Wednesday, January 12, 2011

Feb 6 Paul Miki, S.J. 1597

Jack and Thom,
Good morning, I love you
110112, 1338

Brother Paul Miki is a saint I have a personal connection to. In the novitiate, one of my classmates came to us from Watertown MA via Japan. Tom was a sergeant in the army [our secundi also had an army sergeant], stationed in Japan. He came back to the New England Province, with his desire to serve as a missionary in Japan because he was from New England and the Province promised that if his vocation was affirmed in the formation process, they would support his return to the Jesuit missions in Japan. At the time, our Father General had spent substantial periods of his Jesuit life as a missionary in Japan. Support for the Japan mission was worldwide.


February 6

Paul Miki, S.J. d. 1597 b. 1627 c. 1862

Paul Miki was the son of a Japanese military leader. In the sixteenth century, not unlike being the son of an Irish Chieftain? The son of a Japanese military leader becomes a Catholic?! Becomes a Catholic Priest? A Jesuit? A missionary in his home country where the monarchy, the military, and the religious of every ilk were anti-Catholic. Who was this man?

Paul Miki was born at Tounucumada, Japan.

Paul Miki was educated at the Jesuit college of Anziquiama. How did he get to a Catholic College? Certainly the Jesuit college in a mission country would target the elite of the country. The bioblurb in the Jesuit Saints book doesn’t give us much more about Paul Miki’s journey from the son of a Japanese military leader to a Jesuit university? To Catholicism.

Paul Miki joined the Jesuits in 1580. Formation would have been another eight to ten years. That’d give him about ten years as a point person – where else would the son of a military leader be? Who else would the persecutors target?

Paul Miki became known for his eloquent preaching.

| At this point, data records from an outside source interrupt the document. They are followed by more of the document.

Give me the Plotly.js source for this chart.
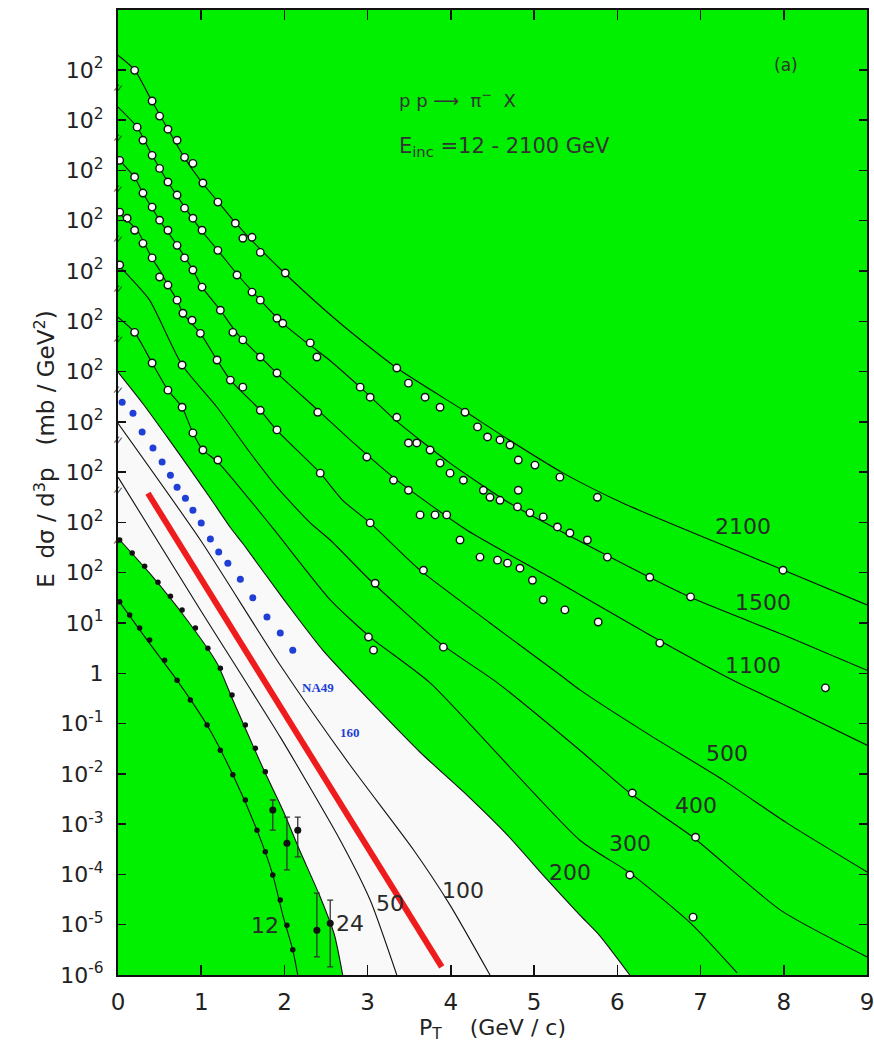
<!DOCTYPE html>
<html>
<head>
<meta charset="utf-8">
<script src="https://cdn.plot.ly/plotly-3.0.1.min.js"></script>
<style>html,body{margin:0;padding:0;background:#fff;}#chart{width:874px;height:1052px;}</style>
</head>
<body>
<div id="chart"></div>
<script>
// ---------- data (pT in GeV/c, values read as log10 of the plotted, decade-shifted cross section) ----------
const energies = ['2100','1500','1100','500','400','300','200','100','50','24','12'];

const pt2100 = [0,0.2,0.4,0.6,0.8,1.0,1.2,1.4,1.6,2.0,2.67,3.35,4.15,4.68,5.35,6.07,7.15,8.0,9.0];
const lg2100 = [12.29,12.0,11.4,10.82,10.25,9.78,9.38,8.98,8.62,7.96,6.96,6.07,5.23,4.66,3.98,3.38,2.63,2.05,1.36];

const pt1500 = [0,0.23,0.41,0.6,0.81,1.0,1.2,1.44,1.71,1.98,2.31,2.51,2.91,3.35,3.99,4.71,5.59,6.88,8.0,9.0];
const lg1500 = [11.26,10.86,10.30,9.77,9.25,8.81,8.41,7.92,7.42,6.96,6.52,6.27,5.69,5.01,4.18,3.38,2.59,1.51,0.76,0.06];

const pt1100 = [0,0.2,0.3,0.5,0.71,0.9,1.01,1.23,1.43,1.71,1.91,2.43,2.79,3.35,4.19,5.19,6.39,7.39,7.96,9.0];
const lg1100 = [10.24,9.86,9.55,9.01,8.51,8.02,7.68,7.22,6.76,6.29,5.97,5.19,4.64,3.84,2.85,1.91,0.76,-0.14,-0.59,-1.43];

const pt500 = [0,0.23,0.41,0.5,0.6,0.71,0.78,0.99,1.19,1.35,1.71,1.91,2.43,2.7,3.03,3.63,4.47,5.35,5.55,6.39,7.27,8.04,9.0];
const lg500 = [9.17,8.81,8.25,8.02,7.72,7.42,7.16,6.76,6.23,5.83,5.23,4.83,3.98,3.44,2.99,2.05,1.0,-0.08,-0.33,-1.23,-2.12,-2.98,-3.95];

const pt400 = [0,0.14,0.38,0.77,1.19,1.59,1.91,2.31,2.55,3.03,3.87,4.56,5.55,6.15,6.91,7.96,9.0];
const lg400 = [8.12,7.88,7.42,6.13,5.29,4.38,3.70,2.99,2.65,1.85,0.60,-0.19,-1.53,-2.38,-3.26,-4.71,-5.64];

const pt300 = [0,0.2,0.41,0.6,0.77,0.9,1.02,1.2,1.83,2.55,3.03,3.75,5.55,6.15,6.88,7.44];
const lg300 = [7.08,6.78,6.17,5.63,5.29,4.78,4.44,4.20,2.95,1.46,0.72,-0.19,-3.32,-3.97,-4.97,-5.96];

const pt200 = [0,0.3,0.59,0.87,1.11,1.35,1.5,2.0,2.46,3.11,3.63,4.19,4.68,5.16,5.55,5.79,6.15];
const lg200 = [5.99,5.36,4.70,4.05,3.48,2.90,2.58,1.45,0.46,-0.69,-1.57,-2.42,-3.22,-4.11,-4.81,-5.22,-6.0];

const pt100 = [0,0.99,1.95,2.79,3.55,3.99,4.47];
const lg100 = [4.97,2.65,0.16,-1.83,-3.51,-4.61,-6.0];

const pt50 = [0,0.99,1.95,2.67,3.03,3.35];
const lg50 = [3.90,1.26,-1.27,-3.32,-4.51,-6.0];

const pt24 = [0,0.38,0.83,1.19,1.38,1.74,1.98,2.18,2.42,2.60,2.70];
const lg24 = [2.69,1.99,1.06,0.20,-0.53,-1.88,-2.72,-3.51,-4.41,-5.20,-6.0];

const pt12 = [0,0.35,0.71,1.07,1.38,1.67,1.86,1.98,2.10,2.16];
const lg12 = [1.46,0.66,-0.14,-1.03,-2.02,-3.12,-4.01,-4.81,-5.50,-6.0];

// red line and NA49 160 GeV points
const ptRed = [0.36,3.89];
const lgRed = [3.58,-5.84];
const ptNA49 = [0.05,0.18,0.29,0.42,0.53,0.63,0.71,0.81,0.90,1.00,1.11,1.21,1.32,1.47,1.62,1.79,1.95,2.10];
const lgNA49 = [5.39,5.17,4.80,4.48,4.20,3.94,3.70,3.48,3.24,2.99,2.67,2.41,2.19,1.87,1.50,1.12,0.80,0.46];

// measured points (open symbols)
const mPt2100 = [0.20,0.41,0.50,0.60,0.71,0.80,0.90,1.02,1.20,1.41,1.50,1.61,1.71,2.01,3.35,3.49,3.69,3.87,4.17,4.32,4.44,4.59,4.71,4.81,5.01,5.31,5.76,7.99];
const mLg2100 = [11.99,11.38,11.08,10.82,10.60,10.26,10.14,9.75,9.37,8.95,8.65,8.67,8.37,7.96,6.07,5.77,5.49,5.29,5.19,4.90,4.70,4.64,4.54,4.24,4.14,3.90,3.50,2.05];
const mPt1500 = [0.23,0.30,0.41,0.50,0.60,0.71,0.80,0.90,1.01,1.20,1.43,1.61,1.71,1.91,1.98,2.31,2.39,2.91,3.03,3.35,3.49,3.59,3.75,3.87,3.99,4.15,4.39,4.47,4.59,4.80,4.81,4.95,5.11,5.28,5.43,5.64,5.88,6.39,6.88];
const mLg1500 = [10.86,10.60,10.30,10.04,9.77,9.51,9.25,9.05,8.81,8.41,7.92,7.58,7.42,7.06,6.96,6.57,6.29,5.69,5.49,5.09,4.58,4.58,4.44,4.18,3.98,3.84,3.64,3.50,3.44,3.31,3.64,3.19,3.11,2.91,2.79,2.65,2.31,1.91,1.52];
const mPt1100 = [0.02,0.20,0.30,0.41,0.50,0.60,0.71,0.80,0.90,1.01,1.23,1.38,1.50,1.71,1.91,2.40,2.99,3.31,3.49,3.63,3.81,3.95,4.11,4.35,4.56,4.68,4.83,4.98,5.11,5.37,5.77,6.51,8.50];
const mLg1100 = [10.20,9.87,9.55,9.27,9.01,8.81,8.51,8.26,8.02,7.68,7.22,6.78,6.63,6.29,5.97,5.19,4.30,3.84,3.64,3.15,3.15,3.15,2.65,2.31,2.25,2.19,2.09,1.85,1.46,1.26,1.02,0.60,-0.29];
const mPt500 = [0.02,0.11,0.20,0.30,0.41,0.50,0.60,0.71,0.78,0.89,0.99,1.19,1.35,1.50,1.71,1.91,2.43,3.03,3.67];
const mLg500 = [9.17,9.05,8.81,8.55,8.26,7.88,7.72,7.42,7.16,7.02,6.76,6.23,5.83,5.69,5.23,4.84,3.98,2.99,2.05];
const mPt400 = [0.02,0.77,3.09,3.91,6.18,6.94];
const mLg400 = [8.12,6.13,1.79,0.52,-2.38,-3.26];
const mPt300 = [0.20,0.41,0.60,0.77,0.90,1.02,1.20,3.01,3.07,6.15,6.91];
const mLg300 = [6.78,6.17,5.63,5.29,4.78,4.44,4.24,0.72,0.46,-4.01,-4.85];

// measured points (filled symbols) at 12 and 24 GeV
const mPt24 = [0.02,0.17,0.32,0.48,0.63,0.77,0.93,1.08,1.23,1.37,1.53,1.65,1.77];
const mLg24 = [2.65,2.39,2.13,1.81,1.53,1.26,0.90,0.50,0.10,-0.43,-1.03,-1.49,-1.96];
const mPt12 = [0.02,0.14,0.26,0.38,0.56,0.71,0.87,1.07,1.23,1.38,1.53,1.67,1.77,1.86,1.95,2.03,2.10];
const mLg12 = [1.42,1.16,0.90,0.66,0.26,-0.14,-0.53,-1.03,-1.53,-2.02,-2.52,-3.12,-3.55,-4.01,-4.51,-5.01,-5.50];
// points with error bars near the 24 GeV curve
const ePt = [1.86,2.03,2.16,2.39,2.55];
const eLg = [-2.72,-3.38,-3.12,-5.11,-4.97];
const eLgHi = [-2.52,-2.86,-2.86,-4.37,-4.51];
const eLgLo = [-3.12,-3.91,-3.65,-5.64,-5.84];

// y tick labels (curves are shifted by decades)
const yTickExp = [-6,-5,-4,-3,-2,-1,0,1,2,3,4,5,6,7,8,9,10,11,12];
const yTickText = ['10<sup>-6</sup>','10<sup>-5</sup>','10<sup>-4</sup>','10<sup>-3</sup>','10<sup>-2</sup>','10<sup>-1</sup>','1','10<sup>1</sup>',
  '10<sup>2</sup>','10<sup>2</sup>','10<sup>2</sup>','10<sup>2</sup>','10<sup>2</sup>','10<sup>2</sup>','10<sup>2</sup>','10<sup>2</sup>','10<sup>2</sup>','10<sup>2</sup>','10<sup>2</sup>'];
const xTicks = [0,1,2,3,4,5,6,7,8,9];

// ---------- drawing ----------
const P = a => a.map(v => Math.pow(10, v));
const GREEN = '#00f000';
const traces = [];

// white band between the 200 GeV and 24 GeV curves
traces.push({x: pt24, y: P(lg24), mode:'lines', line:{width:0, shape:'spline', smoothing:0.6}, hoverinfo:'skip', showlegend:false});
traces.push({x: pt200, y: P(lg200), mode:'lines', fill:'tonexty', fillcolor:'#f9f9f9', line:{width:0, shape:'spline', smoothing:0.6}, hoverinfo:'skip', showlegend:false});

const curves = [[pt2100,lg2100],[pt1500,lg1500],[pt1100,lg1100],[pt500,lg500],[pt400,lg400],[pt300,lg300],[pt200,lg200],[pt100,lg100],[pt50,lg50],[pt24,lg24],[pt12,lg12]];
curves.forEach((c,i) => traces.push({x:c[0], y:P(c[1]), mode:'lines', name:energies[i]+' GeV',
  line:{color:'#111', width:1.1, shape:'spline', smoothing:0.6}}));

// open data points
[[mPt2100,mLg2100],[mPt1500,mLg1500],[mPt1100,mLg1100],[mPt500,mLg500],[mPt400,mLg400],[mPt300,mLg300]].forEach(m =>
  traces.push({x:m[0], y:P(m[1]), mode:'markers', marker:{symbol:'circle', size:7.5, color:'#ffffff', line:{color:'#111', width:1.4}}}));

// filled data points
traces.push({x:mPt24, y:P(mLg24), mode:'markers', marker:{symbol:'circle', size:5.5, color:'#111'}});
traces.push({x:mPt12, y:P(mLg12), mode:'markers', marker:{symbol:'circle', size:5.5, color:'#111'}});
traces.push({x:ePt, y:P(eLg), mode:'markers', marker:{symbol:'circle', size:7, color:'#111'},
  error_y:{type:'data', symmetric:false,
    array: eLg.map((v,i)=>Math.pow(10,eLgHi[i])-Math.pow(10,v)),
    arrayminus: eLg.map((v,i)=>Math.pow(10,v)-Math.pow(10,eLgLo[i])),
    color:'#333', thickness:1.3, width:3}});

// red line
traces.push({x:ptRed, y:P(lgRed), mode:'lines', line:{color:'#ee1c1c', width:6}});
// NA49 160 GeV dots
traces.push({x:ptNA49, y:P(lgNA49), mode:'markers', marker:{symbol:'circle', size:7, color:'#1f3fd6'}});

const labelFont = {family:'DejaVu Sans', size:22, color:'#2a2a2a'};
const curveLabels = [
  ['2100',7.51,2.91],['1500',7.75,1.40],['1100',7.63,0.16],['500',7.32,-1.59],['400',6.94,-2.62],
  ['300',6.15,-3.38],['200',5.43,-3.97],['100',4.15,-4.31],['50',3.27,-4.57],['24',2.79,-4.97],['12',1.77,-5.01]];
const annotations = curveLabels.map(l => ({text:l[0], x:l[1], y:l[2], xref:'x', yref:'y', showarrow:false, font:labelFont}));
annotations.push({text:'NA49', x:2.40, y:-0.29, xref:'x', yref:'y', showarrow:false, font:{family:'Liberation Serif', size:13, color:'#1f3fd6', weight:'bold'}});
annotations.push({text:'160', x:2.79, y:-1.17, xref:'x', yref:'y', showarrow:false, font:{family:'Liberation Serif', size:13, color:'#1f3fd6', weight:'bold'}});
annotations.push({text:'(a)', x:0.91, y:0.955, xref:'paper', yref:'paper', showarrow:false, font:{family:'DejaVu Sans', size:17, color:'#333'}});
annotations.push({text:'p p ⟶  π<sup>−</sup>  X', x:0.372, y:0.922, xref:'paper', yref:'paper', xanchor:'left', showarrow:false, font:{family:'DejaVu Sans', size:18, color:'#333'}});
annotations.push({text:'E<sub>inc</sub> =12 - 2100 GeV', x:0.372, y:0.874, xref:'paper', yref:'paper', xanchor:'left', showarrow:false, font:{family:'DejaVu Sans', size:21, color:'#333'}});
// y axis title placed like the reference
annotations.push({text:'E  dσ / d<sup>3</sup>p   (mb / GeV<sup>2</sup>)', x:-0.098, y:0.545, xref:'paper', yref:'paper', xanchor:'center', yanchor:'middle', textangle:-90, showarrow:false, font:{family:'DejaVu Sans', size:23, color:'#222'}});
// axis break marks on the left axis
for (let k = 3; k <= 12; k++) {
  annotations.push({text:'//', x:0, y:k-0.36, xref:'paper', yref:'y', xanchor:'center', showarrow:false, font:{family:'DejaVu Sans', size:9, color:'#111'}, textangle:20});
}

const layout = {
  width:874, height:1052,
  margin:{l:118, r:7, t:10, b:77},
  paper_bgcolor:'#ffffff', plot_bgcolor:GREEN,
  showlegend:false,
  font:{family:'DejaVu Sans', color:'#222'},
  xaxis:{range:[0,9], tickvals:xTicks, ticktext:xTicks.map(String), ticks:'inside', ticklen:10, tickwidth:1.5, tickcolor:'#111',
    showline:true, linewidth:2, linecolor:'#111', mirror:'ticks', showgrid:false, zeroline:false,
    tickfont:{family:'DejaVu Sans', size:23, color:'#222'}, ticklabelstandoff:5, ticklabeloverflow:'allow',
    title:{text:'P<sub>T</sub>    (GeV / c)', font:{family:'DejaVu Sans', size:22, color:'#222'}, standoff:4}},
  yaxis:{type:'log', range:[-6,13.19], tickvals:P(yTickExp), ticktext:yTickText, ticks:'inside', ticklen:8, tickwidth:1.5, tickcolor:'#111',
    showline:true, linewidth:2, linecolor:'#111', mirror:'ticks', showgrid:false, zeroline:false,
    tickfont:{family:'DejaVu Sans', size:22, color:'#222'}, ticklabelstandoff:8, ticklabeloverflow:'allow'},
  annotations:annotations
};

Plotly.newPlot('chart', traces, layout, {displayModeBar:false, staticPlot:true});
</script>
</body>
</html>
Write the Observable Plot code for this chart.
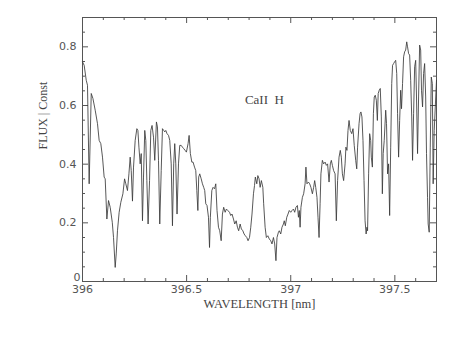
<!DOCTYPE html>
<html>
<head>
<meta charset="utf-8">
<script src="https://cdn.jsdelivr.net/npm/d3@7"></script>
<script src="https://cdn.jsdelivr.net/npm/@observablehq/plot@0.6"></script>
<style>
  html, body { margin: 0; padding: 0; background: #fff; }
  #chart svg { display: block; }
</style>
</head>
<body>
<div id="chart"></div>
<script>
const wavelength = [
396.000,396.008,396.018,396.024,396.032,396.042,396.050,396.061,396.072,396.080,
396.088,396.096,396.104,396.109,396.117,396.125,396.133,396.143,396.149,396.157,
396.162,396.168,396.176,396.184,396.194,396.202,396.208,396.216,396.223,396.229,
396.234,396.240,396.245,396.253,396.261,396.266,396.271,396.277,396.282,396.288,
396.293,396.299,396.304,396.309,396.315,396.322,396.328,396.334,396.341,396.347,
396.355,396.360,396.365,396.371,396.378,396.384,396.390,396.395,396.400,396.406,
396.413,396.419,396.426,396.432,396.438,396.443,396.448,396.454,396.461,396.467,
396.474,396.480,396.486,396.493,396.499,396.507,396.512,396.518,396.525,396.531,
396.538,396.544,396.549,396.554,396.558,396.563,396.570,396.576,396.582,396.587,
396.592,396.598,396.605,396.610,396.614,396.621,396.627,396.634,396.640,396.646,
396.653,396.659,396.666,396.672,396.678,396.685,396.691,396.698,396.706,396.712,
396.718,396.725,396.731,396.738,396.744,396.750,396.757,396.763,396.770,396.776,
396.782,396.789,396.795,396.802,396.808,396.814,396.821,396.826,396.830,396.837,
396.842,396.848,396.853,396.859,396.866,396.870,396.877,396.883,396.890,396.897,
396.904,396.910,396.917,396.923,396.929,396.934,396.941,396.945,396.952,396.958,
396.965,396.969,396.974,396.981,396.987,396.993,397.000,397.006,397.013,397.019,
397.025,397.032,397.037,397.041,397.045,397.049,397.056,397.062,397.069,397.073,
397.078,397.085,397.091,397.097,397.104,397.110,397.115,397.120,397.126,397.131,
397.136,397.141,397.145,397.152,397.158,397.165,397.171,397.177,397.184,397.190,
397.195,397.200,397.206,397.213,397.219,397.225,397.232,397.238,397.243,397.248,
397.254,397.261,397.265,397.270,397.275,397.280,397.286,397.293,397.299,397.305,
397.312,397.317,397.321,397.328,397.333,397.337,397.342,397.347,397.352,397.357,
397.362,397.366,397.369,397.374,397.379,397.384,397.387,397.392,397.397,397.401,
397.406,397.411,397.416,397.420,397.425,397.430,397.435,397.440,397.444,397.449,
397.456,397.460,397.465,397.470,397.475,397.480,397.485,397.489,397.494,397.499,
397.504,397.509,397.513,397.518,397.523,397.528,397.532,397.537,397.542,397.547,
397.552,397.557,397.561,397.566,397.571,397.576,397.581,397.585,397.590,397.595,
397.600,397.604,397.609,397.614,397.619,397.624,397.628,397.633,397.638,397.643,
397.648,397.652,397.657,397.660,397.665,397.670,397.675,397.680,397.684,397.689,
397.700
];
const flux = [
0.749,0.737,0.686,0.669,0.333,0.641,0.624,0.584,0.538,0.481,
0.470,0.424,0.356,0.350,0.213,0.276,0.253,0.202,0.150,0.048,
0.094,0.173,0.236,0.270,0.299,0.350,0.333,0.310,0.367,0.424,
0.378,0.274,0.390,0.481,0.521,0.515,0.458,0.401,0.436,0.207,
0.356,0.515,0.481,0.344,0.196,0.344,0.515,0.532,0.492,0.413,
0.544,0.527,0.413,0.196,0.378,0.521,0.515,0.510,0.515,0.504,
0.498,0.481,0.401,0.190,0.401,0.470,0.401,0.230,0.401,0.464,
0.464,0.458,0.453,0.447,0.441,0.470,0.498,0.436,0.407,0.407,
0.390,0.378,0.310,0.242,0.356,0.367,0.350,0.333,0.321,0.310,
0.265,0.259,0.219,0.116,0.219,0.310,0.321,0.316,0.333,0.242,
0.185,0.173,0.139,0.230,0.253,0.236,0.247,0.242,0.236,0.225,
0.230,0.213,0.196,0.207,0.185,0.173,0.196,0.179,0.173,0.162,
0.156,0.150,0.139,0.150,0.185,0.230,0.299,0.327,0.356,0.333,
0.361,0.350,0.321,0.344,0.321,0.265,0.185,0.150,0.156,0.145,
0.139,0.128,0.150,0.128,0.071,0.150,0.168,0.173,0.162,0.185,
0.196,0.207,0.190,0.219,0.230,0.242,0.236,0.242,0.247,0.236,
0.253,0.259,0.219,0.242,0.185,0.253,0.287,0.299,0.333,0.390,
0.333,0.339,0.333,0.321,0.299,0.321,0.344,0.321,0.287,0.219,
0.150,0.265,0.367,0.413,0.401,0.407,0.396,0.401,0.339,0.401,
0.413,0.396,0.378,0.367,0.207,0.344,0.424,0.447,0.424,0.367,
0.344,0.401,0.458,0.447,0.515,0.549,0.515,0.504,0.521,0.464,
0.413,0.384,0.458,0.538,0.572,0.578,0.561,0.481,0.344,0.207,
0.162,0.185,0.173,0.367,0.504,0.481,0.424,0.390,0.572,0.629,
0.635,0.618,0.549,0.641,0.652,0.658,0.561,0.299,0.436,0.481,
0.584,0.538,0.367,0.401,0.225,0.458,0.675,0.737,0.743,0.749,
0.754,0.709,0.572,0.424,0.549,0.652,0.589,0.675,0.766,0.783,
0.789,0.817,0.800,0.777,0.772,0.686,0.561,0.413,0.572,0.732,
0.754,0.629,0.436,0.629,0.806,0.789,0.652,0.595,0.709,0.743,
0.629,0.436,0.287,0.196,0.168,0.458,0.697,0.675,0.333,0.515,
0.686
];
const spectrum = wavelength.map((w, i) => ({wavelength: w, flux: flux[i]}));

const xMajorTicks = [396, 396.5, 397, 397.5];
const xMinorTicks = [396.1, 396.2, 396.3, 396.4, 396.6, 396.7, 396.8, 396.9, 397.1, 397.2, 397.3, 397.4, 397.6, 397.7];
const yMajorTicks = [0.2, 0.4, 0.6, 0.8];
const yZeroTick = [0];
const yMinorTicks = [0.05, 0.1, 0.15, 0.25, 0.3, 0.35, 0.45, 0.5, 0.55, 0.65, 0.7, 0.75, 0.85];
const xLabel = "WAVELENGTH [nm]";
const yLabel = "FLUX | Const";
const annotation = [{wavelength: 396.78, flux: 0.618, text: "CaII  H"}];

const W = 463, H = 346;
const mL = 82, mR = 27, mT = 17, mB = 65;
const plotH = H - mT - mB;
const plotW = W - mL - mR;
const majorLen = 6, minorLen = 3;
const ink = "#444";
const serif = "'Liberation Serif', 'DejaVu Serif', serif";
const sans = "'DejaVu Sans', sans-serif";

const fmt = d => d === 0 ? "0" : String(+d.toFixed(2));

const chart = Plot.plot({
  width: W, height: H,
  marginLeft: mL, marginRight: mR, marginTop: mT, marginBottom: mB,
  x: {domain: [396, 397.7]},
  y: {domain: [0, 0.9]},
  style: {fontFamily: serif, fontSize: "11px", color: ink, background: "#fff"},
  marks: [
    Plot.frame({stroke: "#555", strokeWidth: 1}),
    Plot.tickX(xMajorTicks, {x: d => d, insetTop: plotH - majorLen, stroke: "#555"}),
    Plot.tickX(xMajorTicks, {x: d => d, insetBottom: plotH - majorLen, stroke: "#555"}),
    Plot.tickX(xMinorTicks, {x: d => d, insetTop: plotH - minorLen, stroke: "#555"}),
    Plot.tickX(xMinorTicks, {x: d => d, insetBottom: plotH - minorLen, stroke: "#555"}),
    Plot.tickY(yMajorTicks, {y: d => d, insetRight: plotW - majorLen, stroke: "#555"}),
    Plot.tickY(yMajorTicks, {y: d => d, insetLeft: plotW - majorLen, stroke: "#555"}),
    Plot.tickY(yMinorTicks, {y: d => d, insetRight: plotW - minorLen, stroke: "#555"}),
    Plot.tickY(yMinorTicks, {y: d => d, insetLeft: plotW - minorLen, stroke: "#555"}),
    Plot.axisX({ticks: xMajorTicks, tickSize: 0, tickPadding: 4, tickFormat: fmt, label: null, fontFamily: sans, fontSize: 11, fill: "#555"}),
    Plot.axisY({ticks: yMajorTicks, tickSize: 0, tickPadding: 6, tickFormat: fmt, label: null, fontFamily: sans, fontSize: 11, fill: "#555"}),
    Plot.axisY({ticks: yZeroTick, tickSize: 0, tickPadding: 2, dy: -4, tickFormat: fmt, label: null, fontFamily: sans, fontSize: 11, fill: "#555"}),
    Plot.line(spectrum, {x: "wavelength", y: "flux", stroke: "#3a3a3a", strokeWidth: 0.85, strokeLinejoin: "round"}),
    Plot.text(annotation, {x: "wavelength", y: "flux", text: "text", textAnchor: "start", fontFamily: serif, fontSize: 13, fill: "#444"}),
    Plot.text([xLabel], {frameAnchor: "bottom", dy: 22, fontFamily: serif, fontSize: 12.5, fill: "#444", lineAnchor: "middle", letterSpacing: 0.3}),
    Plot.text([yLabel], {frameAnchor: "left", dx: -39, dy: 0, rotate: -90, fontFamily: serif, fontSize: 12, fill: "#444", lineAnchor: "middle", letterSpacing: 0.5})
  ]
});
document.getElementById("chart").appendChild(chart);
</script>
</body>
</html>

Paul Miki was crucified on Februay 5, 1597 with twenty-five other Catholics during the persecution of Christians under the Taiko, Toyotomi Hideyoshi, ruler of Japan in the name of the emperor. Let us not forget! Let us not let anyone ever forget.

While hanging upon a cross Paul Miki preached to the people gathered for the execution: “The sentence of judgment says these men came to Japan from the Philippines, but I did not come from any other country. I am a true Japanese. The only reason for my being killed is that I have taught the doctrine of Christ. I certainly did teach the doctrine of Christ. I thank God it is for this reason I die. I believe that I am telling only the truth before I die. I know you believe me and I want to say to you all once again: Ask Christ to help you to become happy. I obey Christ. After Christ’s example I forgive my persecutors. I do not hate them. I ask God to have pity on all, and I hope my blood will fall on my fellow men as a fruitful rain.”

Among the Japanese laymen who suffered the same fate were: Francis, a carpenter who was arrested while watching the executions and then crucified; Gabriel, the nineteen year old son of the Franciscan's porter; Leo Kinuya, a twenty-eight year old carpenter from Miyako; Diego Kisai (or Kizayemon), temporal coadjutor of the Jesuits; Joachim Sakakibara, cook for the Franciscans at Osaka; Peter Sukejiro, sent by a Jesuit priest to help the prisoners, who was then arrested; Cosmas Takeya from Owari, who had preached in Osaka; and Ventura from Miyako, who had been baptized by the Jesuits, gave up his Catholicism on the death of his father, became a bonze, and was brought back to the Church by the Franciscans.

They were all beatified in 1627. Then, soon after the return of Catholic missionaries from two hundred years of banishment, they were canonized as the Martyrs of Japan in 1862. Their feast day is February 6th.

When missionaries returned to Japan in the 1860s, at first they found no trace of Christianity. But after establishing themselves they found that thousands of Christians lived around Nagasaki and that they had secretly preserved the faith. Beatified in 1627, the martyrs of Japan were canonized in 1862.

I commend to you both Paul Miki and Pedro Arrupe, the Father General when I was a novice.

I love you,
Dad
1405

P.S.

One of the online blurbs about the Martyrs of Japan started this way:

“Nagasaki, Japan, is familiar to Americans as the city on which the second atomic bomb was dropped, immediately killing over 37,000 people. Three and a half centuries before, 26 martyrs of Japan were crucified on a hill, now known as the Holy Mountain, overlooking Nagasaki.”

I do not get the connection. The atomic bomb saved hundreds of thousands of lives to end a most vicious continuation of vengeful fighting by the Japanese. Maybe we should agree that Nagasaki is a place to put the label “Never Again.” - Never again let anyone mount a surprise attack on our innocent and at peace civilians and military in Hawaii or anywhere on American Soil – including Manhattan! Let us bravely bring our faith to anyone and everyone and be prepared to be crucified – literally and figuratively – for bringing Jesus and The One True Faith.